Three, Article 75(2) — Ministers hold office during the pleasure of the President (effectively, the PM). Article 75(3) — Council of Ministers collectively responsible to the Lok Sabha. Article 75(5) — six-month rule for non-members.

Four, three tiers — Cabinet Ministers (most senior, in Cabinet), Ministers of State with Independent Charge (independent ministry, not in Cabinet), Ministers of State (junior, attached to a Cabinet Minister).

Five, Cabinet Secretariat — preparation of Cabinet meeting agendas, secretariat support to Cabinet Committees, decision recording, inter-ministerial coordination. Does NOT do financial allocation. 2014 Prelims tested this.

Six, parliamentary government principles — Cabinet members must be MPs (Article 75(5) six-month rule); Ministers hold office while they enjoy parliamentary confidence (Article 75(3)); Cabinet headed by the Prime Minister, NOT by the Head of State. 2013 Prelims tested this.

Frequently asked

How is the Council of Ministers constituted?

Article 75(1) — the Prime Minister is appointed by the President; other Ministers are appointed by the President on the advice of the Prime Minister. The PM has effective control over Cabinet composition.

What is the maximum size of the Council of Ministers?

15% of the total membership of the House of the People (Article 75(1A), added by the 91st Amendment 2003). With 543 Lok Sabha seats, the cap is 81 Ministers. Before 2003, there was no constitutional cap.

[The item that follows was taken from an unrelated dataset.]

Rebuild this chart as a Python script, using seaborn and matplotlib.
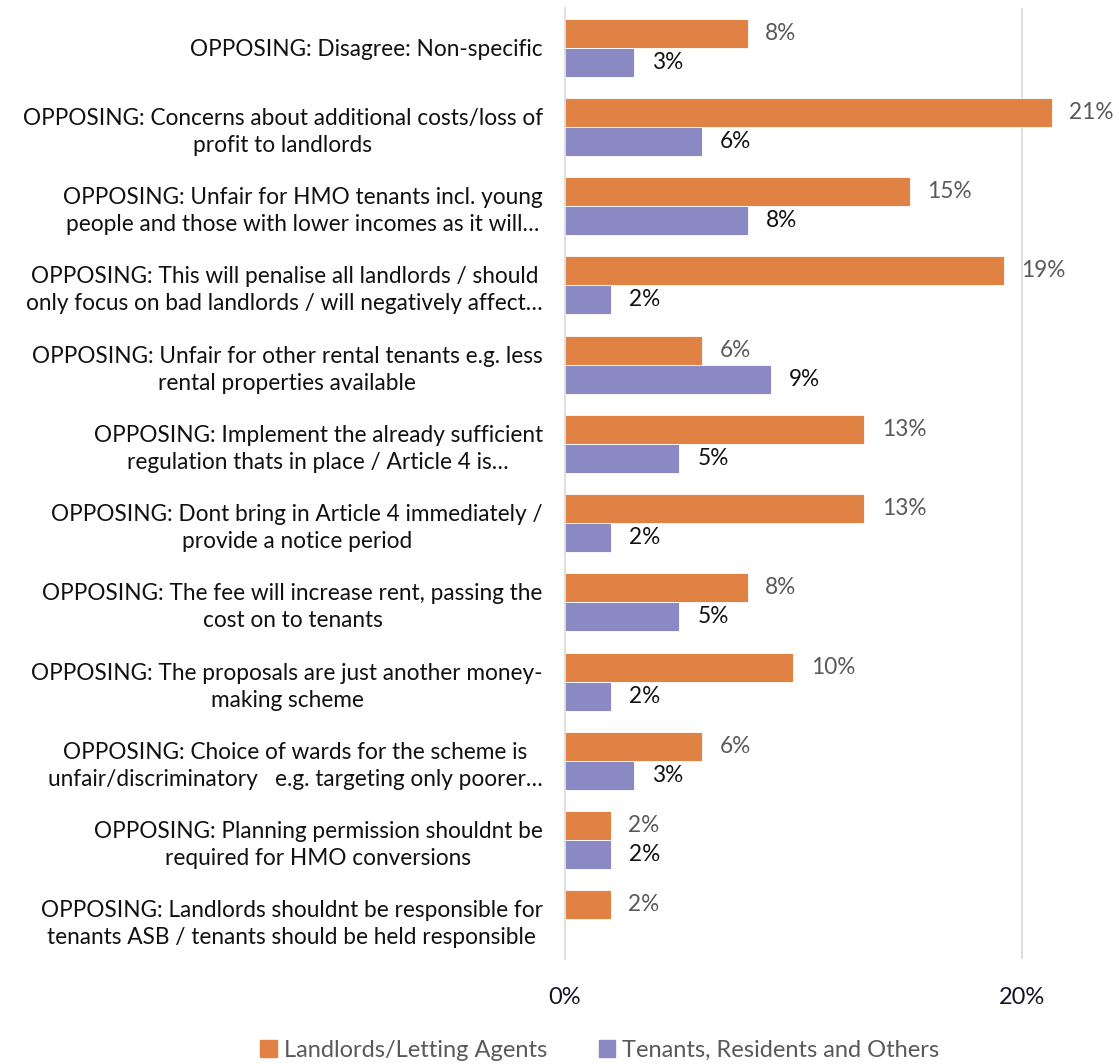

Can a non-member of Parliament be a Minister?

Yes — for up to six months. Article 75(5) provides that a Minister who is not a member of either House of Parliament for any period of six consecutive months shall cease to be a Minister. So a non-MP can be appointed but must get elected (or nominated) within six months.

Who heads the Cabinet?

The Prime Minister. The Cabinet is headed by the head of government (the PM), not by the head of state (the President). This is a defining feature of the parliamentary system and was tested in the 2013 Prelims.

What does the Cabinet Secretariat do?

Preparation of Cabinet meeting agendas, secretariat support to Cabinet Committees, recording of Cabinet decisions, inter-ministerial coordination, support to the Prime Minister. The 2014 Prelims tested this — financial allocation is the Ministry of Finance, not the Cabinet Secretariat.

What is collective responsibility?

The principle in Article 75(3) that the Council of Ministers is collectively responsible to the Lok Sabha. All Ministers stand or fall together. Loss of confidence requires resignation of the entire Council. Ministers must publicly support government decisions even if they disagreed in private.